Andy Killinger, 2P Staff Counselor

Well, you’ve certainly come to the right person for advice on cruel, bloody revenge. But first, calm down a bit so you can see straight. You’ll need to in order to carry out my instructions and go all Klingon on the cretin. First we’ll do just the cruel part.

1) Mag Spam Him: To start slow, go to your local bookstore and browse through the magazine section. Many magazines have those annoying loose blow-in subscription postcards. Collect a 10 cm stack and sign up your cretin for everything from Ladies Home Journal to Canadian Moose Breeders Digest.

2) Call 1-800-CRETIN-STOPPERS: Your local police department probably has a tip line that people can call to anonymously report a crime or to rat on a friend. Wearing a disguise of heavy Tammy Fay-like makeup, visit your local Walmart and buy a disposable prepaid “burner” phone with cash so the number can’t be traced back to you. Call the tip line and report that your target is dealing drugs from his office at your former employer. Imagine the fun when the search warrant is served.

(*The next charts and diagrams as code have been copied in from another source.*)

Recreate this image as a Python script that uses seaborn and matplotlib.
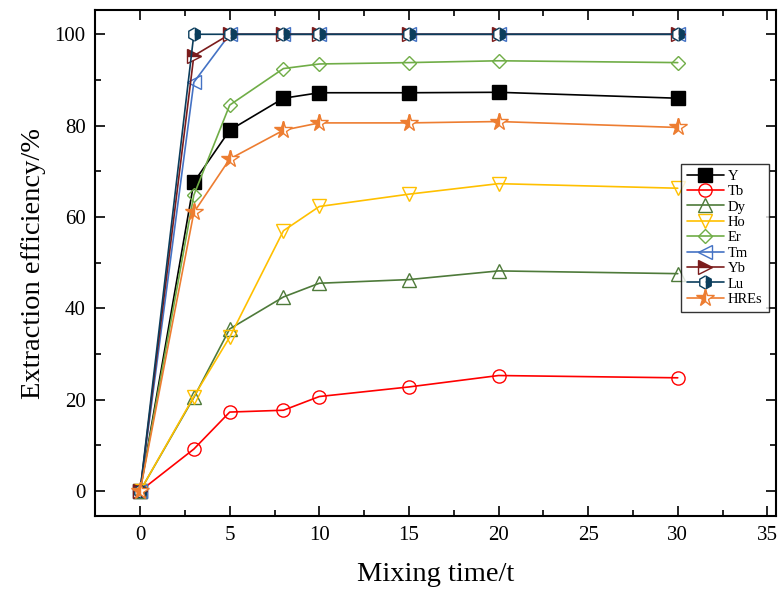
import numpy as np
import pandas as pd
import matplotlib
matplotlib.use("Agg")
import matplotlib.pyplot as plt
from matplotlib.ticker import MultipleLocator
import seaborn as sns

# mixing time (t) and extraction efficiency (%) for each element
time = [0, 3, 5, 8, 10, 15, 20, 30]
Y = [0, 67.6, 79.0, 86.0, 87.2, 87.2, 87.3, 86.0]
Tb = [0, 9.2, 17.3, 17.7, 20.7, 22.8, 25.3, 24.8]
Dy = [0, 20.5, 35.5, 42.5, 45.5, 46.3, 48.2, 47.6]
Ho = [0, 20.7, 33.7, 57.0, 62.3, 65.0, 67.3, 66.3]
Er = [0, 64.8, 84.5, 92.5, 93.5, 93.8, 94.2, 93.8]
Tm = [0, 89.5, 100, 100, 100, 100, 100, 100]
Yb = [0, 95.3, 100, 100, 100, 100, 100, 100]
Lu = [0, 100, 100, 100, 100, 100, 100, 100]
HREs = [0, 61.0, 72.7, 79.0, 80.6, 80.6, 80.9, 79.6]

names = ["Y", "Tb", "Dy", "Ho", "Er", "Tm", "Yb", "Lu", "HREs"]
values = [Y, Tb, Dy, Ho, Er, Tm, Yb, Lu, HREs]
colors = ["#000000", "#ff0000", "#4e7a3a", "#ffc000", "#70ad47",
          "#4472c4", "#7b1c1c", "#0b3d5c", "#ed7d31"]
# marker, fillstyle
styles = [("s", "full"), ("o", "none"), ("^", "none"), ("v", "none"),
          ("D", "none"), ("<", "none"), (">", "top"), ("h", "right"),
          ("*", "left")]

sns.set_style("ticks")
plt.rcParams["font.family"] = ["Liberation Serif", "DejaVu Serif"]
for key in ["text.color", "axes.labelcolor", "xtick.color", "ytick.color",
            "axes.edgecolor"]:
    plt.rcParams[key] = "black"

fig, ax = plt.subplots(figsize=(7.81, 5.92), dpi=100)

for name, vals, col, (mk, fs) in zip(names, values, colors, styles):
    df = pd.DataFrame({"time": time, "eff": vals})
    ms = 7.5 if mk == "D" else (13 if mk == "*" else 9.5)
    kw = dict(marker=mk, color=col, markeredgecolor=col, markersize=ms,
              linewidth=1.2, markeredgewidth=1.0, label=name)
    if fs == "none":
        kw["markerfacecolor"] = "none"
    elif fs == "full":
        kw["markerfacecolor"] = col
    else:
        kw["fillstyle"] = fs
        kw["markerfacecolor"] = col
        kw["markerfacecoloralt"] = "white"
    sns.lineplot(data=df, x="time", y="eff", ax=ax, **kw)

ax.set_xlim(-2.5, 35.5)
ax.set_ylim(-5.5, 105.3)
ax.xaxis.set_major_locator(MultipleLocator(5))
ax.xaxis.set_minor_locator(MultipleLocator(2.5))
ax.yaxis.set_major_locator(MultipleLocator(20))
ax.yaxis.set_minor_locator(MultipleLocator(10))
ax.tick_params(which="both", direction="in", top=True, right=True,
               width=1.2, labelsize=15, pad=7, colors="black")
ax.tick_params(which="major", length=7)
ax.tick_params(which="minor", length=4)
for sp in ax.spines.values():
    sp.set_linewidth(1.5)
    sp.set_color("black")

ax.set_xlabel("Mixing time/t", fontsize=20.5, labelpad=12)
ax.set_ylabel("Extraction efficiency/%", fontsize=20.5, labelpad=6)

leg = ax.legend(loc="upper right", bbox_to_anchor=(0.995, 0.705), fontsize=10.5,
                frameon=True, fancybox=False, edgecolor="black",
                handlelength=2.5, borderpad=0.4, labelspacing=0.15,
                handletextpad=0.3, borderaxespad=0.3)
leg.get_frame().set_linewidth(1.0)

fig.subplots_adjust(left=0.122, right=0.994, top=0.983, bottom=0.128)
fig.savefig("out.png", dpi=100)
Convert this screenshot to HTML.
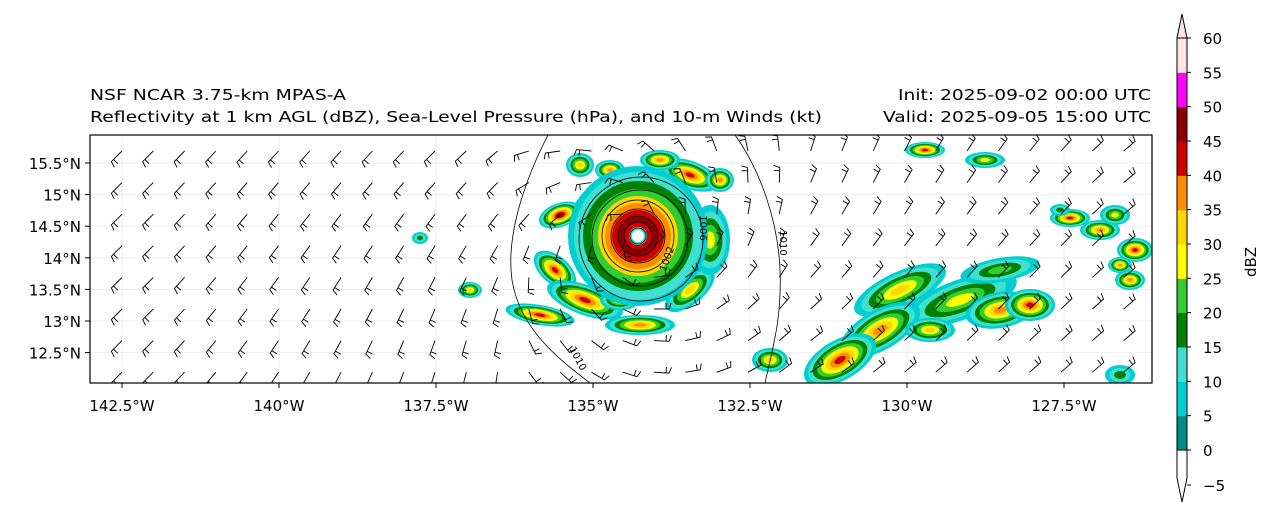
<!DOCTYPE html>
<html><head><meta charset="utf-8"><style>
body{margin:0;background:#fff;font-family:"Liberation Sans","DejaVu Sans",sans-serif;}
#wrap{position:relative;width:1272px;height:520px;overflow:hidden;}
svg text{font-family:"DejaVu Sans","Liberation Sans",sans-serif;}
</style></head><body>
<div id="wrap">
<svg id="svg" width="1272" height="520" xmlns="http://www.w3.org/2000/svg">
<text x="90" y="100" font-size="15.5" textLength="256" lengthAdjust="spacingAndGlyphs">NSF NCAR 3.75-km MPAS-A</text>
<text x="90" y="122" font-size="15.5" textLength="732" lengthAdjust="spacingAndGlyphs">Reflectivity at 1 km AGL (dBZ), Sea-Level Pressure (hPa), and 10-m Winds (kt)</text>
<text x="898" y="100" font-size="15.5" textLength="253" lengthAdjust="spacingAndGlyphs">Init: 2025-09-02 00:00 UTC</text>
<text x="883" y="122" font-size="15.5" textLength="268" lengthAdjust="spacingAndGlyphs">Valid: 2025-09-05 15:00 UTC</text>
<defs><clipPath id="mapclip"><rect x="90" y="135" width="1062" height="248"/></clipPath></defs>
<g id="map" clip-path="url(#mapclip)"></g>
<rect x="90" y="135" width="1062" height="248" fill="none" stroke="#000" stroke-width="1.2"/>
<g id="axes"></g>
<g id="cbar"></g>
</svg>
</div>
<script>
const lonTicks=[-142.5,-140,-137.5,-135,-132.5,-130,-127.5];
const lonLabels=["142.5°W","140°W","137.5°W","135°W","132.5°W","130°W","127.5°W"];
const latTicks=[15.5,15,14.5,14,13.5,13,12.5];
const latLabels=["15.5°N","15°N","14.5°N","14°N","13.5°N","13°N","12.5°N"];
const cbLevels=[-5,0,5,10,15,20,25,30,35,40,45,50,55,60];
const cbColors=["#ffffff","#008b8b","#00ced1","#40e0d0","#008000","#32cd32","#ffff00","#ffd700","#ff8c00","#cc0000","#8b0000","#ff00ff","#ffe4e1"];
const NS="http://www.w3.org/2000/svg";
function X(lon){return 122+(lon+142.5)*62.8;}
function Y(lat){return 163+(15.5-lat)*63.2;}
function el(t,a,p){const e=document.createElementNS(NS,t);for(const k in a)e.setAttribute(k,a[k]);p.appendChild(e);return e;}
const mapG=document.getElementById('map'),axesG=document.getElementById('axes'),cbG=document.getElementById('cbar');
lonTicks.forEach(v=>{const l=el('line',{x1:X(v),x2:X(v),y1:135,y2:383,stroke:'#eee','stroke-width':1},mapG);

});
latTicks.forEach(v=>{const l=el('line',{x1:90,x2:1152,y1:Y(v),y2:Y(v),stroke:'#eee','stroke-width':1},mapG);

});
const C=["#00ced1","#40e0d0","#008000","#32cd32","#ffff00","#ffd700","#ff8c00","#cc0000","#8b0000"];
const cells=[
[600,200,28,16,7,-30],[560,215,22,12,8,-20],[690,175,30,14,7,20],[660,160,20,10,6,0],[580,165,14,12,5,0],
[555,270,25,14,7,40],[585,300,40,15,7,20],[540,315,35,10,7,10],[640,325,35,10,6,0],[690,290,30,14,5,-40],
[710,240,20,35,4,0],[620,300,20,10,5,0],[470,290,12,8,5,0],[720,180,14,12,6,0],[610,170,15,10,6,0],
[925,150,20,8,7,0],[985,160,20,8,4,0],[1070,218,20,9,7,0],[1100,230,20,10,6,0],[1135,250,18,12,7,0],
[1120,265,12,8,6,0],[1130,280,15,10,6,0],[900,290,50,18,5,-25],[960,300,60,20,4,-20],[1000,310,35,18,6,-10],
[1030,305,25,16,7,0],[880,330,45,20,6,-30],[840,360,40,20,7,-30],[930,330,25,12,5,0],[1000,270,40,12,3,-10],
[770,360,18,12,5,0],[420,238,8,6,2,0],[1120,375,15,10,2,0],[1060,210,10,6,2,0],[1115,215,15,10,4,0]];
cells.forEach(c=>{for(let k=0;k<=c[4];k++){const f=1-k/(c[4]+1.3);
const e=el('ellipse',{cx:c[0],cy:c[1],rx:c[2]*f,ry:c[3]*f,fill:C[k],transform:`rotate(${c[5]} ${c[0]} ${c[1]})`},mapG);

}});
const hx=638,hy=236;
[[70,C[0]],[64,C[1]],[55,C[2]],[47,C[3]],[40,C[5]],[33,C[6]],[26,C[7]],[20,C[8]],[14,C[7]],[9,'#40e0d0'],[6,'#fff']].forEach(r=>{
const e=el('circle',{cx:hx,cy:hy,r:r[0],fill:r[1]},mapG);

});
[[hx,hy,8],[hx,hy,14],[hx,hy,20],[hx,hy,27],[hx,hy,36],[hx+2,hy+2,48],[hx+3,hy+3,62]].forEach(r=>{
const e=el('circle',{cx:r[0],cy:r[1],r:r[2],fill:'none',stroke:'#000','stroke-width':0.8},mapG);

});
[["M548,135 C530,170 505,230 512,280 C520,330 560,360 590,383","contour-1010-west"],["M735,135 C760,170 778,220 780,270 C782,320 772,350 765,383","contour-1010-east"]].forEach(p=>{
const e=el('path',{d:p[0],fill:'none',stroke:'#000','stroke-width':0.8},mapG);

});
for(let i=0;i<35;i++)for(let j=0;j<8;j++){
const x=122+i*31.3,y=151+j*31.6;
const dx=x-hx,dy=y-hy,d=Math.hypot(dx,dy)+20;
let ang=Math.atan2(dy,dx)+Math.PI/2+0.4; let w=Math.max(0,1-d/500);
let vx=Math.cos(ang)*w*2+(x<500?0.7:(x>800?-0.6:0)),vy=Math.sin(ang)*w*2+(x<500?-0.7:(x>800?0.5:0.3));
const n=Math.hypot(vx,vy)||1; vx/=n;vy/=n;
const L=15,ex=x-vx*L,ey=y-vy*L;
const px=-vy*6,py=vx*6;
const g=el('path',{d:`M${x},${y}L${ex},${ey}l${px-vx*2},${py-vy*2}M${ex+vx*3},${ey+vy*3}l${px},${py}`,fill:'none',stroke:'#000','stroke-width':0.9},mapG);

}
[[575,360,62,"1010"],[780,243,90,"1010"],[670,260,-70,"1002"],[700,228,90,"1006"]].forEach(t=>{
const e=el('text',{x:t[0],y:t[1],'font-size':10,transform:`rotate(${t[2]} ${t[0]} ${t[1]})`,'text-anchor':'middle'},mapG);e.textContent=t[3];

});
lonTicks.forEach((v,i)=>{el('line',{x1:X(v),x2:X(v),y1:383,y2:388,stroke:'#000'},axesG);
const t=el('text',{x:X(v),y:411,'font-size':15,'text-anchor':'middle'},axesG);t.textContent=lonLabels[i];

});
latTicks.forEach((v,i)=>{el('line',{x1:85,x2:90,y1:Y(v),y2:Y(v),stroke:'#000'},axesG);
const t=el('text',{x:81,y:Y(v)+6,'font-size':15,'text-anchor':'end'},axesG);t.textContent=latLabels[i];

});
const cbx=1177,cbw=10,cbTop=38,step=(450-38)/12;
function CY(v){return 450-(v)/5*step;}
for(let k=1;k<cbColors.length;k++){const r=el('rect',{x:cbx,y:CY(cbLevels[k+1]),width:cbw,height:step+0.5,fill:cbColors[k]},cbG);

}
el('path',{d:`M${cbx},${cbTop} L${cbx+cbw/2},14 L${cbx+cbw},${cbTop}Z`,fill:cbColors[12],stroke:'#000','stroke-width':1},cbG);
el('path',{d:`M${cbx},450 L${cbx},478 L${cbx+cbw/2},502 L${cbx+cbw},478 L${cbx+cbw},450`,fill:'#fff',stroke:'#000','stroke-width':1},cbG);
el('rect',{x:cbx,y:cbTop,width:cbw,height:412,fill:'none',stroke:'#000','stroke-width':1},cbG);
const tickY=v=>v<0?485:CY(v);
cbLevels.forEach(v=>{el('line',{x1:cbx+cbw,x2:cbx+cbw+4,y1:tickY(v),y2:tickY(v),stroke:'#000'},cbG);
const t=el('text',{x:1203,y:tickY(v)+6,'font-size':15},cbG);t.textContent=v<0?'\u2212'+(-v):v;

});
const lb=el('text',{x:1256,y:262,'font-size':15,'text-anchor':'middle',transform:'rotate(-90 1256 262)'},cbG);lb.textContent='dBZ';


</script>
</body></html>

3) Breakout Outbreak: You can also use the phone to call the Public Health Agency of Canada and report him as Patient Zero in a syphilis outbreak. Be sure to throw the phone away. Never leave evidence laying around.

4) Auto-Corrected Auto: If he has a car, there are all sorts of things you can do to it from deflating the tires, sneaking in a Justin Bieber CD, to punching a hole in the gas tank, but this entails a higher risk of being discovered.  Remember, you don’t want to do anything you can get caught at red-handed.

5) Karma Chameleon Him: Other than causing physical injury or death, the best revenge would be to make the cretin lose his own job. If you got a severance package, use some of the money to hire a private investigator to see if the mark has some skeletons in the closet. If you still have friends at your former employer, take them to a bar after work, get them drunk and see if they have any dirt on the cretin. Be sure to get them drunk enough to not remember being questioned. With any luck you can accumulate enough evidence to pass on to the cretin’s boss.  How you do that is up to you.  I can’t do everything.

Well, there you have it, Apoplectic. See how it goes and if you’re unsatisfied with the results, write me back and we’ll move on to the bloody part of revenge.  I have a bunch of really good ideas.